Dem Album liegt ein Büchlein bei, das wie eine satanische Bibel aussieht. Es finden sich viele kleine Symbole neben deinen Texten, woher kommen sie, was bedeuten sie?

Jason:
Das sind magische Siegel. Ich bin durch eine „Disinformation“ des schottischen Comicautors Grant Morrison darauf gekommen. Es ist eine wirklich einfache und grundlegende Form des Zauberns. Dir zu verraten, was sie bedeuten, würde den Zauber natürlich ruinieren, also sorry! Die Bibel ist eine große Inspirationsquelle für meine Ideen, aber wahrscheinlich nicht so, wie du dir das vorstellst. Mein Vater war Prediger und meine Kindheit war geprägt von allen möglichen grausamen Bildern, mit denen ich durch meine Erziehung konfrontiert wurde. Siegelmagie ist eine amüsante Möglichkeit, die Kräfte des Universums zu lenken. Ich kann es dir nur empfehlen.

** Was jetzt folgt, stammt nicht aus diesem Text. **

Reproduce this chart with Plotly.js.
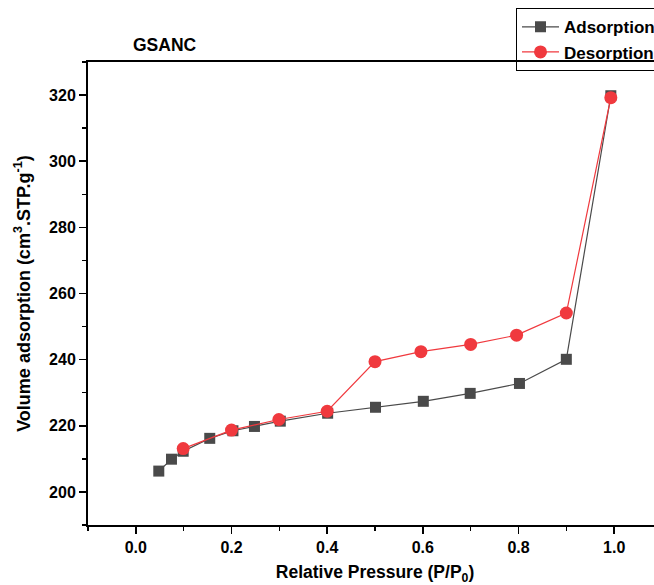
<!DOCTYPE html>
<html>
<head>
<meta charset="utf-8">
<script src="https://cdn.plot.ly/plotly-3.0.1.min.js"></script>
<style>
html,body{margin:0;padding:0;overflow:hidden;background:#fff;}
#chart{width:700px;height:585px;}
</style>
</head>
<body>
<div id="chart"></div>
<script>
const adsX = [0.048, 0.0745, 0.099, 0.1545, 0.203, 0.248, 0.302, 0.401, 0.501, 0.601, 0.699, 0.802, 0.900, 0.993];
const adsY = [206.3, 209.9, 212.3, 216.2, 218.5, 219.8, 221.4, 223.8, 225.6, 227.4, 229.8, 232.8, 240.1, 319.8];
const desX = [0.099, 0.200, 0.299, 0.400, 0.500, 0.596, 0.700, 0.796, 0.900, 0.993];
const desY = [213.1, 218.7, 221.9, 224.4, 239.4, 242.4, 244.6, 247.4, 254.1, 319.2];
const seriesNames = ['Adsorption', 'Desorption'];
const chartTitle = 'GSANC';
const xTitle = 'Relative Pressure (P/P<sub>0</sub>)';
const yTitle = 'Volume adsorption (cm<sup>3</sup>.STP.g<sup>-1</sup>)';

const FONT = 'Arial, "Liberation Sans", sans-serif';

const traces = [
  {
    x: adsX, y: adsY, name: seriesNames[0], type: 'scatter', mode: 'lines+markers',
    line: {color: '#4a4a4a', width: 1.2},
    marker: {symbol: 'square', size: 11, color: '#4a4a4a'}
  },
  {
    x: desX, y: desY, name: seriesNames[1], type: 'scatter', mode: 'lines+markers',
    line: {color: '#f0393e', width: 1.2},
    marker: {symbol: 'circle', size: 13, color: '#f0393e'}
  }
];

const tickFont = {family: FONT, size: 16, color: '#000', weight: 'bold'};
const xTitleFont = {family: FONT, size: 17.5, color: '#000', weight: 'bold'};
const yTitleFont = {family: FONT, size: 18, color: '#000', weight: 'bold'};

const axisCommon = {
  showgrid: false, zeroline: false,
  showline: true, linecolor: '#000', linewidth: 2,
  ticks: 'outside', ticklen: 7, tickwidth: 1.5, tickcolor: '#000',
  tickfont: tickFont
};

const layout = {
  width: 700, height: 585,
  margin: {l: 88, r: 38, t: 62, b: 60, autoexpand: false},
  paper_bgcolor: '#fff', plot_bgcolor: '#fff',
  font: {family: FONT, color: '#000'},
  showlegend: true,
  legend: {
    x: (516 - 88) / 574, y: (524.7 - 8) / 463, xanchor: 'left', yanchor: 'top',
    bgcolor: 'rgba(255,255,255,0)', bordercolor: '#000', borderwidth: 1,
    font: {family: FONT, size: 17, color: '#000', weight: 'bold'},
    itemwidth: 37, tracegroupgap: 0
  },
  xaxis: Object.assign({}, axisCommon, {
    mirror: true,
    range: [-0.1, 1.1], dtick: 0.2, tick0: 0, tickformat: '.1f',
    minor: {dtick: 0.1, ticks: 'outside', ticklen: 4, tickwidth: 1.5, tickcolor: '#000'},
    title: {text: xTitle, font: xTitleFont, standoff: 11}
  }),
  yaxis: Object.assign({}, axisCommon, {
    mirror: false,
    range: [190, 330], dtick: 20, tick0: 200,
    minor: {dtick: 10, ticks: 'outside', ticklen: 4, tickwidth: 1.5, tickcolor: '#000'},
    title: {text: yTitle, font: yTitleFont, standoff: 14}
  }),
  annotations: [{
    text: chartTitle, xref: 'paper', yref: 'paper',
    x: (165 - 88) / 574, y: (524.7 - 45) / 463, xanchor: 'center', yanchor: 'middle',
    showarrow: false, font: xTitleFont
  }]
};

Plotly.newPlot('chart', traces, layout, {displayModeBar: false, staticPlot: true});
</script>
</body>
</html>
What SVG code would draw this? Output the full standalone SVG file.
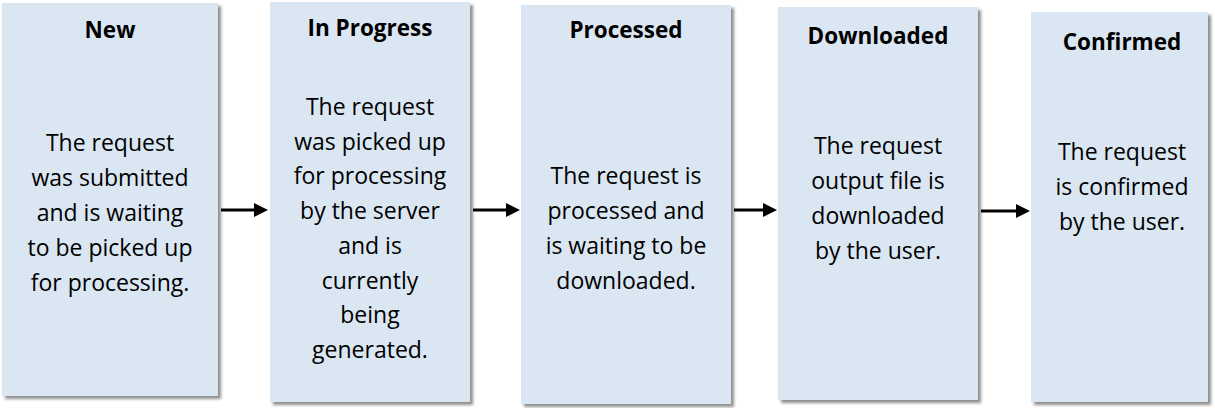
<svg xmlns="http://www.w3.org/2000/svg" width="1215" height="408" viewBox="0 0 1215 408">
  <style>
    .box { fill: #dae6f2; filter: url(#shadow); }
    .title { font-family: "Open Sans", "Liberation Sans", sans-serif; font-weight: bold; font-size: 22.5px; fill: #000; text-anchor: middle; }
    .body { font-family: "Open Sans", "Liberation Sans", sans-serif; font-size: 23px; fill: #000; text-anchor: middle; }
    .conn { stroke: #000; stroke-width: 3; fill: none; marker-end: url(#arrow); }
  </style>
  <defs>
    <filter id="shadow" x="-10%" y="-10%" width="130%" height="130%">
      <feDropShadow dx="3" dy="3" stdDeviation="1.6" flood-color="#7a7a7a" flood-opacity="0.85"/>
    </filter>
    <marker id="arrow" viewBox="0 0 14 14" refX="10" refY="7" markerWidth="14" markerHeight="14" markerUnits="userSpaceOnUse" orient="auto">
      <path d="M0,0 L14,7 L0,14 z" fill="#000"/>
    </marker>
  </defs>
  <rect width="1215" height="408" fill="#fff"/>

  <g id="node-new">
    <rect class="box" x="2" y="3" width="216" height="393"/>
    <text class="title" x="110" y="38">New</text>
    <text class="body" x="110" y="151">The request</text>
    <text class="body" x="110" y="186">was submitted</text>
    <text class="body" x="110" y="221">and is waiting</text>
    <text class="body" x="110" y="256">to be picked up</text>
    <text class="body" x="110" y="291">for processing.</text>
  </g>

  <g id="node-inprogress">
    <rect class="box" x="270" y="2" width="200" height="400"/>
    <text class="title" x="370" y="36">In Progress</text>
    <text class="body" x="370" y="115">The request</text>
    <text class="body" x="370" y="150">was picked up</text>
    <text class="body" x="370" y="184">for processing</text>
    <text class="body" x="370" y="219">by the server</text>
    <text class="body" x="370" y="254">and is</text>
    <text class="body" x="370" y="289">currently</text>
    <text class="body" x="370" y="323">being</text>
    <text class="body" x="370" y="358">generated.</text>
  </g>

  <g id="node-processed">
    <rect class="box" x="521" y="5" width="210" height="399"/>
    <text class="title" x="626" y="38">Processed</text>
    <text class="body" x="626" y="184">The request is</text>
    <text class="body" x="626" y="219">processed and</text>
    <text class="body" x="626" y="254">is waiting to be</text>
    <text class="body" x="626" y="289">downloaded.</text>
  </g>

  <g id="node-downloaded">
    <rect class="box" x="778" y="7" width="200" height="393"/>
    <text class="title" x="878" y="44">Downloaded</text>
    <text class="body" x="878" y="154">The request</text>
    <text class="body" x="878" y="189">output file is</text>
    <text class="body" x="878" y="224">downloaded</text>
    <text class="body" x="878" y="259">by the user.</text>
  </g>

  <g id="node-confirmed">
    <rect class="box" x="1031" y="12" width="177" height="390"/>
    <text class="title" x="1122" y="50">Confirmed</text>
    <text class="body" x="1122" y="160">The request</text>
    <text class="body" x="1122" y="195">is confirmed</text>
    <text class="body" x="1122" y="230">by the user.</text>
  </g>

  <g id="connectors">
    <line class="conn" x1="221" y1="210" x2="264" y2="210"/>
    <line class="conn" x1="473" y1="210" x2="516" y2="210"/>
    <line class="conn" x1="734" y1="210" x2="773" y2="210"/>
    <line class="conn" x1="981" y1="211" x2="1026" y2="211"/>
  </g>
</svg>
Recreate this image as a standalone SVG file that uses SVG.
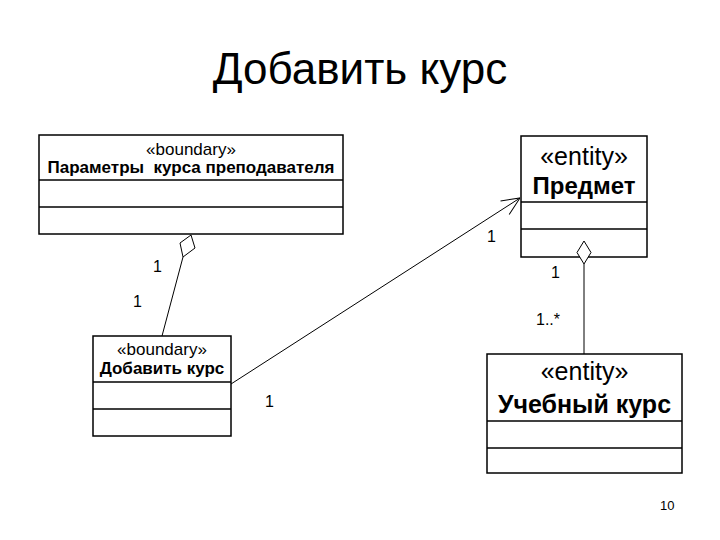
<svg xmlns="http://www.w3.org/2000/svg" width="720" height="540" viewBox="0 0 720 540">
<style>
.box{fill:#fff;stroke:#000;stroke-width:1.5}
.div{stroke:#000;stroke-width:1.5}
.t{font-family:"Liberation Sans",Arial,sans-serif;fill:#000;text-anchor:middle}
.b{font-weight:bold}
.ln{stroke:#000;stroke-width:1;fill:none}
.dia{fill:#fff;stroke:#000;stroke-width:1}
.m{font-family:"Liberation Sans",Arial,sans-serif;font-size:16px;fill:#000}
</style>
<defs>
<marker id="open" viewBox="0 0 20 20" refX="20" refY="10" markerWidth="20" markerHeight="20" markerUnits="userSpaceOnUse" orient="auto">
<path d="M2,2 L20,10 L2,18" fill="none" stroke="#000" stroke-width="1"/>
</marker>
</defs>
<rect width="720" height="540" fill="#fff"/>
<text class="t" x="360" y="84" font-size="44">Добавить курс</text>

<g id="params">
<rect class="box" x="39" y="135" width="304" height="99"/>
<line class="div" x1="39" y1="180" x2="343" y2="180"/>
<line class="div" x1="39" y1="207" x2="343" y2="207"/>
<text class="t" x="191" y="155" font-size="17">«boundary»</text>
<text class="t b" x="191" y="173" font-size="17" xml:space="preserve">Параметры  курса преподавателя</text>
</g>

<g id="subject">
<rect class="box" x="521" y="136" width="126" height="121"/>
<line class="div" x1="521" y1="202" x2="647" y2="202"/>
<line class="div" x1="521" y1="229" x2="647" y2="229"/>
<text class="t" x="584" y="165" font-size="25">«entity»</text>
<text class="t b" x="584" y="194" font-size="24">Предмет</text>
</g>

<g id="addcourse">
<rect class="box" x="93" y="336" width="138" height="100"/>
<line class="div" x1="93" y1="382" x2="231" y2="382"/>
<line class="div" x1="93" y1="409" x2="231" y2="409"/>
<text class="t" x="162" y="355" font-size="17">«boundary»</text>
<text class="t b" x="162" y="374" font-size="17">Добавить курс</text>
</g>

<g id="course">
<rect class="box" x="487" y="354" width="195" height="119"/>
<line class="div" x1="487" y1="421" x2="682" y2="421"/>
<line class="div" x1="487" y1="448" x2="682" y2="448"/>
<text class="t" x="584.5" y="380" font-size="25">«entity»</text>
<text class="t b" x="584.5" y="413" font-size="25">Учебный курс</text>
</g>

<g id="connectors">
<line class="ln" x1="183" y1="257" x2="162" y2="336"/>
<polygon class="dia" points="191,235 195,248 183,257 180,243"/>
<line class="ln" x1="231" y1="384" x2="520" y2="198" marker-end="url(#open)"/>
<line class="ln" x1="584" y1="264" x2="584" y2="354"/>
<polygon class="dia" points="584,241 591,252.5 584,264 577,252.5"/>
<text class="m" x="153" y="272">1</text>
<text class="m" x="133" y="307">1</text>
<text class="m" x="487" y="242">1</text>
<text class="m" x="265" y="407">1</text>
<text class="m" x="551" y="278">1</text>
<text class="m" x="536" y="325">1..*</text>
</g>

<text class="m" x="660" y="510" style="font-size:13px">10</text>
</svg>
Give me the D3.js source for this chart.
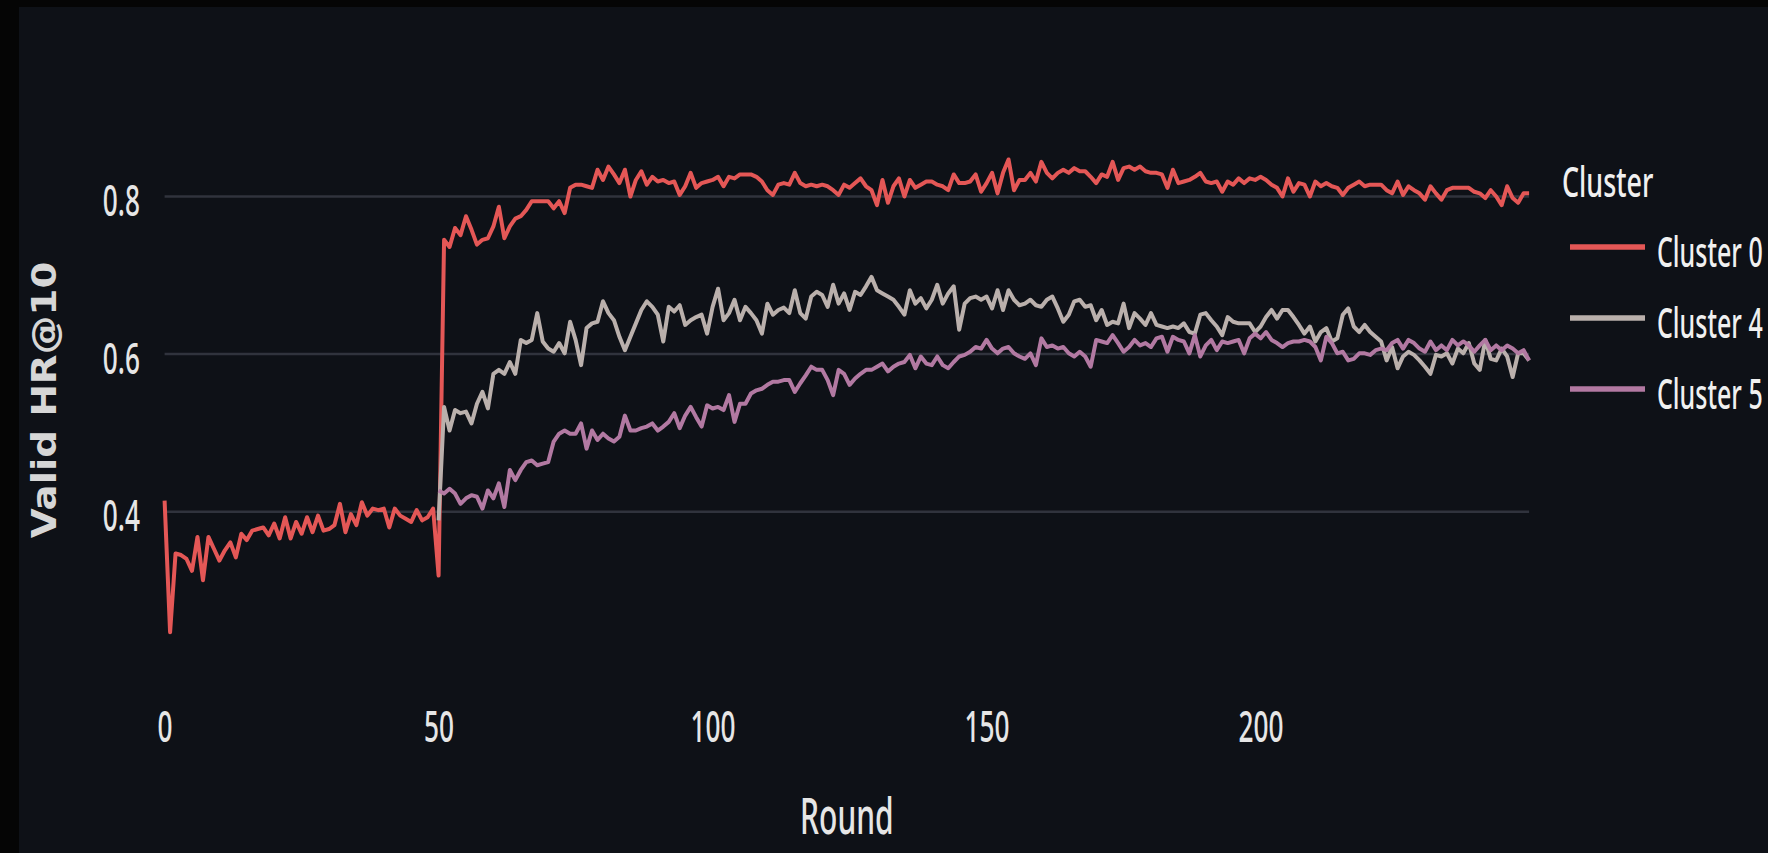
<!DOCTYPE html>
<html><head><meta charset="utf-8">
<script src="https://cdn.jsdelivr.net/npm/d3@7"></script>
<style>
html,body{margin:0;padding:0;background:#0e1117;overflow:hidden;}
svg{display:block;}
</style></head><body>
<svg id="chart" width="1768" height="853"></svg>
<script>
// ---- data ----
const xTicks = [0, 50, 100, 150, 200];
const yTicks = [0.4, 0.6, 0.8];
const seriesNames = ["Cluster 0", "Cluster 4", "Cluster 5"];
const seriesColors = ["#e45756", "#bab0ac", "#b279a2"];
const seriesStartRound = [0, 50, 50];
const lastRound = 249;

const cluster0 = [
.414,.247,.347,.345,.340,.325,.368,.313,.368,.353,
.338,.351,.361,.342,.372,.364,.376,.378,.380,.370,
.385,.366,.393,.366,.387,.372,.393,.374,.395,.376,
.378,.383,.410,.374,.397,.383,.412,.395,.404,.402,
.404,.380,.404,.395,.391,.387,.402,.389,.393,.404,
.319,.745,.736,.760,.751,.775,.758,.739,.745,.747,
.762,.787,.747,.762,.772,.775,.783,.794,.794,.794,
.794,.785,.794,.779,.811,.815,.815,.813,.811,.834,
.821,.838,.828,.817,.834,.800,.821,.832,.815,.825,
.819,.821,.817,.819,.802,.813,.830,.811,.817,.819,
.821,.825,.813,.825,.823,.828,.828,.828,.825,.819,
.808,.802,.815,.817,.815,.830,.817,.813,.815,.813,
.815,.813,.808,.802,.815,.811,.817,.823,.813,.808,
.789,.821,.792,.813,.823,.800,.821,.811,.815,.819,
.819,.815,.813,.808,.828,.817,.817,.819,.828,.806,
.817,.830,.804,.830,.847,.808,.821,.821,.830,.819,
.844,.830,.823,.830,.834,.830,.836,.832,.832,.825,
.817,.828,.825,.844,.821,.836,.838,.834,.838,.832,
.830,.830,.828,.811,
.834,.817,.819,.821,.825,.830,.819,.817,.819,.806,
.819,.815,.823,.817,.823,.821,.825,.821,.815,.811,
.800,.823,.806,.817,.815,.800,.819,.813,.817,.813,
.811,.802,.811,.815,.819,.813,.815,.815,.815,.808,
.804,.819,.802,.813,.808,.804,.796,.813,.804,.796,
.808,.811,.811,.811,.811,.806,.804,.798,.808,.800,
.789,.813,.798,.792,.804,.804
];

const cluster4 = [
.389,.533,.503,.529,.525,.527,.512,.537,.552,.531,.575,.580,
.575,.590,.575,.618,.614,.618,.652,.616,
.607,.603,.614,.601,.641,.618,.586,.633,.639,.641,
.667,.652,.643,.622,.605,.622,.639,.656,.667,.660,
.650,.616,.660,.654,.662,.637,.643,.647,.650,.626,
.660,.683,.643,.652,.669,.643,.660,.652,.643,.626,
.664,.650,.656,.659,.652,.681,.652,.645,.673,.679,
.675,.660,.688,.664,.677,.656,.679,.675,.686,.698,
.681,.677,.673,.669,.660,.650,.681,.664,.671,.658,
.669,.688,.664,.677,.686,.631,.664,.671,.673,.669,
.673,.658,.681,.656,.681,.669,.662,.664,.669,.662,
.660,.669,.673,.658,.641,.650,.667,.669,.660,.662,
.643,.656,.637,.641,.639,.664,.633,.652,.645,.637,
.652,.637,.635,.633,
.635,.633,.639,.628,.626,.650,.652,.643,.635,.624,
.647,.641,.639,.639,.639,.628,.635,.647,.656,.645,
.656,.656,.647,.637,.626,.635,.616,.628,.633,.616,
.620,.650,.658,.635,.628,.637,.628,.622,.616,.592,
.609,.582,.597,.603,.599,.592,.584,.575,.599,.597,
.601,.588,.607,.601,.614,.588,.580,.618,.594,.592,
.607,.597,.571,.601,.601,.592
];

const cluster5 = [
.427,.423,.429,.423,.410,.417,.421,.419,.404,.427,.417,.436,
.406,.453,.440,.453,.463,.465,.459,.461,
.463,.489,.499,.503,.499,.499,.512,.480,.503,.491,
.499,.493,.489,.495,.522,.503,.503,.506,.508,.512,
.503,.508,.514,.525,.506,.522,.533,.520,.508,.535,
.531,.533,.529,.548,.514,.537,.537,.550,.554,.556,
.561,.565,.565,.567,.567,.552,.563,.573,.584,.580,
.580,.567,.548,.580,.575,.561,.569,.575,.580,.580,
.584,.588,.578,.584,.588,.590,.599,.582,.597,.588,
.586,.597,.586,.582,.590,.597,.599,.603,.609,.607,
.618,.607,.601,.607,.609,.601,.597,.594,.601,.586,
.620,.609,.611,.607,.609,.601,.597,.603,.597,.584,
.618,.616,.614,.624,.614,.603,.609,.618,.611,.614,
.609,.620,.622,.603,
.622,.618,.616,.601,.624,.597,.611,.618,.605,.616,
.614,.616,.618,.601,.620,.626,.620,.628,.618,.614,
.609,.614,.616,.616,.618,.616,.609,.592,.622,.614,
.601,.603,.592,.594,.601,.601,.599,.605,.607,.605,
.614,.618,.607,.618,.614,.607,.603,.616,.605,.611,
.605,.618,.611,.616,.611,.603,.611,.618,.605,.611,
.605,.611,.607,.601,.605,.592
];

const seriesValues = [cluster0, cluster4, cluster5];

// ---- drawing ----
const svg = d3.select("#chart");
const W = 1768, H = 853;
const FONT = "'Noto Sans', 'Open Sans', sans-serif";
const SQ = 0.61; // horizontal squeeze of the narrow text

svg.append("rect").attr("width", W).attr("height", H).attr("fill", "#0e1117");
svg.append("rect").attr("x", 0).attr("y", 0).attr("width", 19).attr("height", H).attr("fill", "#050505");
svg.append("rect").attr("x", 0).attr("y", 0).attr("width", W).attr("height", 7).attr("fill", "#050505");

const x = d3.scaleLinear().domain([0, lastRound]).range([164.6, 1529.1]);
const y = d3.scaleLinear().domain([0.4, 0.8]).range([511.7, 196.5]);

// gridlines
svg.append("g").selectAll("line").data(yTicks).join("line")
  .attr("x1", x(0)).attr("x2", x(lastRound))
  .attr("y1", d => y(d)).attr("y2", d => y(d))
  .attr("stroke", "#30333d").attr("stroke-width", 2.5);

// y axis
const gy = svg.append("g").call(d3.axisLeft(y).tickValues(yTicks).tickSize(0).tickFormat(d3.format(".1f")));
gy.select(".domain").remove();
gy.selectAll("text")
  .attr("x", 140 / SQ).attr("dy", null).attr("y", 19)
  .attr("transform", `scale(${SQ},1)`)
  .attr("text-anchor", "end")
  .style("font-family", FONT).style("font-size", "43px").style("font-weight", "500").attr("fill", "#e6e6e6");

// x axis
const gx = svg.append("g").call(d3.axisBottom(x).tickValues(xTicks).tickSize(0).tickFormat(d3.format("d")));
gx.select(".domain").remove();
gx.selectAll("text")
  .attr("y", 742).attr("dy", null)
  .attr("transform", `scale(${SQ},1)`)
  .attr("text-anchor", "middle")
  .style("font-family", FONT).style("font-size", "43px").style("font-weight", "500").attr("fill", "#e6e6e6");

// axis titles
svg.append("text")
  .attr("transform", `translate(${(x(0) + x(lastRound)) / 2},834) scale(0.6,1)`)
  .attr("text-anchor", "middle")
  .style("font-family", FONT).style("font-size", "50px").style("font-weight", "500").attr("fill", "#e6e6e6")
  .text("Round");

svg.append("text")
  .attr("transform", "translate(56,400) rotate(-90) scale(1.14,1)")
  .attr("text-anchor", "middle")
  .style("font-family", "'DejaVu Sans', sans-serif").style("font-weight", "bold")
  .style("font-size", "34px").attr("fill", "#d6d6d6")
  .text("Valid HR@10");

// lines
const line = d3.line().x(d => x(d.r)).y(d => y(d.v));
seriesValues.forEach((vals, si) => {
  const pts = vals.map((v, i) => ({ r: seriesStartRound[si] + i, v }));
  svg.append("path").datum(pts)
    .attr("d", line)
    .attr("fill", "none")
    .attr("stroke", seriesColors[si])
    .attr("stroke-width", 4)
    .attr("stroke-linejoin", "round");
});

// legend
const lg = svg.append("g");
lg.append("text")
  .attr("transform", `translate(1562,197) scale(0.64,1)`)
  .style("font-family", FONT).style("font-size", "42px").style("font-weight", "500").attr("fill", "#f0f0f0")
  .text("Cluster");
seriesNames.forEach((name, i) => {
  const ly = 247 + i * 71;
  lg.append("line").attr("x1", 1570).attr("x2", 1645).attr("y1", ly).attr("y2", ly)
    .attr("stroke", seriesColors[i]).attr("stroke-width", 5.5);
  lg.append("text")
    .attr("transform", `translate(1657,${ly + 20}) scale(0.595,1)`)
    .style("font-family", FONT).style("font-size", "42px").style("font-weight", "500").attr("fill", "#f0f0f0")
    .text(name);
});
</script>
</body></html>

Donny: Es sind geheime Zeichen, die dazu bestimmt ist, eine magische Wirkung auf eine Person oder Gegenstände auszuüben. Die Zauberformel kann gesprochen oder gesungen werden, eine Beschwörung kann auch während zeremonieller Rituale oder Gebete durchgeführt werden. In der Welt der Magie wird das Zauberern, Hexen und Feen zugeschrieben.